Everyone must be aware of the famous Housing saga. To the ones who aren’t, Housing.com is a real estate startup, trying to bridge the gap between retailers and real estate. Having got funded for $90 mn, they are the talk of the town in India. Since then, lots have changed, including the branding of Housing (look up). But well, that’s not a story. Story is when an email between the CEO and investor got leaked and there were buzz all around. People in industry gave their opinions, had discussions and debates. Just when everyone thought it to be an episode of past, here comes Rahul again. He resigned with a big mouthed email, which was shared to media by the investors. Well, I personally feel there is something wrong with the name Rahul (if you know what I mean). So, how does this kinda thing affects the employees, who joined in seeing a man’s vision & mission, and made it their own. Suddenly that man calculates the time left in his life and decides to change course. Though he joined later and apologized. But that doesn’t make it cool.

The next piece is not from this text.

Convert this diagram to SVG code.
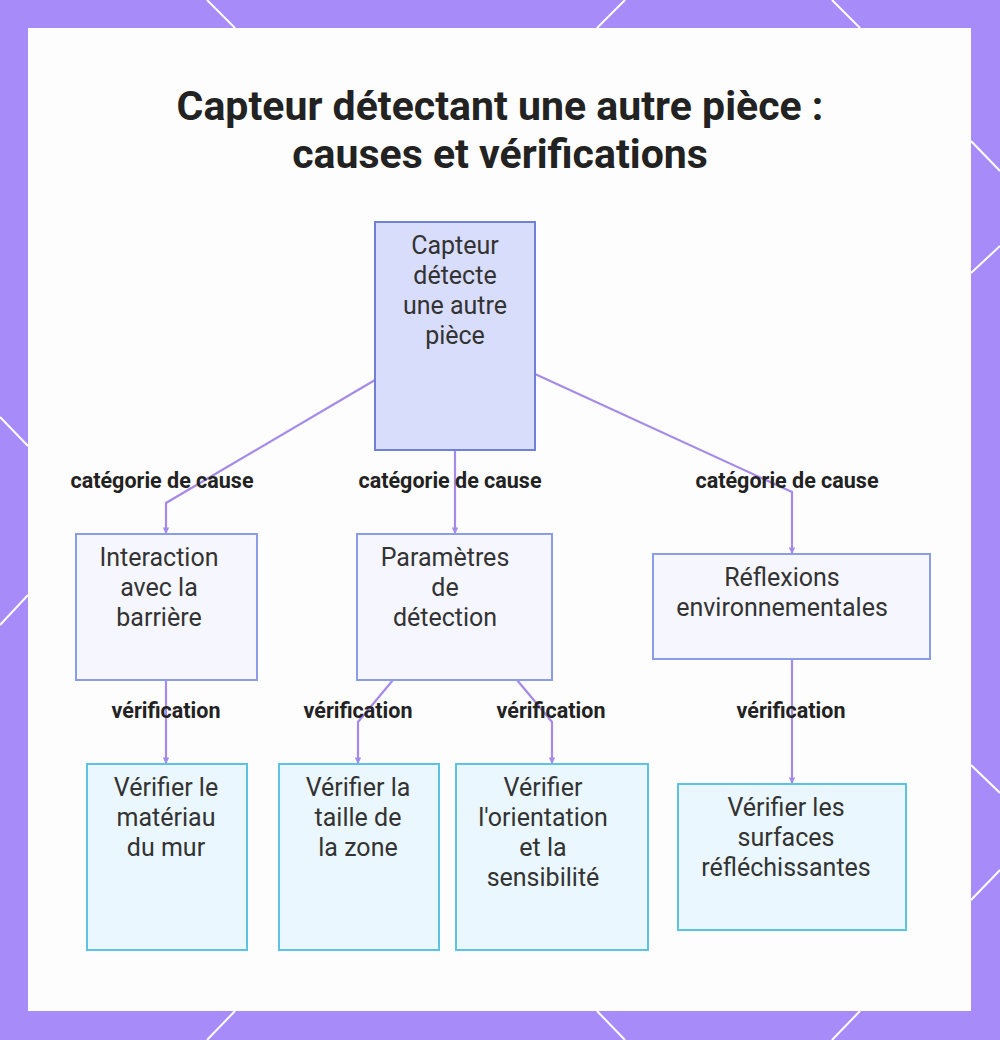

It is time that all employees joining a startup, shall ask few questions that might make the founders uncomfortable. I mean why not? The startups do not shy away in asking questions that might not seem remotely relevant to the job, but a candidate is bound to answer that.
So why not the other way round too? After all, an employee is the one helping an insensitive, immature, reckless entrepreneur realize his/her dreams. Hence, the article. I was sad and angry on the way the entire episode of Housing took place. Yes, there is one angle here, that I might not know. What if it were the investors who made Rahul to do so. What if Rahul is an immature and polite kid, unaware of the politics that goes into the ecosystem.
Since a prospective employee only meets the founders and rarely the investors before joining, so these questions shall go to who ever an employee gets an opportunity to be with face to face, in an interview:
- Who the investors are? ( Do a homework here, instead of asking. And also try to research, in what all startups the said investors have invested)
- What if the investors pull out the money?
- What if the founding team quits?
- What if the startup gets acquired?
- What is the revenue model?
- How much traction the company has currently?
- What is their 3 & 5 year plans?
- How do they value their employees?
- What perks ( not salary) are they offering?
- Do they plan to shift office to a new city?
- Are there any ESOPs?
- What if the startup fails?
- Know more about the founding team.
- Know about employees, with whom you gonna work.
This list of questions might not be a perfect/complete one. But it’s a start and will definitely help any candidate to know more about a startup, their culture, values, financials, etc. And also might help in filtering job offers.
I am not asking to make this your bible but to make yourself more extrovert when it comes to joining a startup. No job referral portal or company review portals can tell you about a startup. Thus, it might be good to know from the horse’s mouth.
Don’t wait for someone to tell you, go and ask for yourself.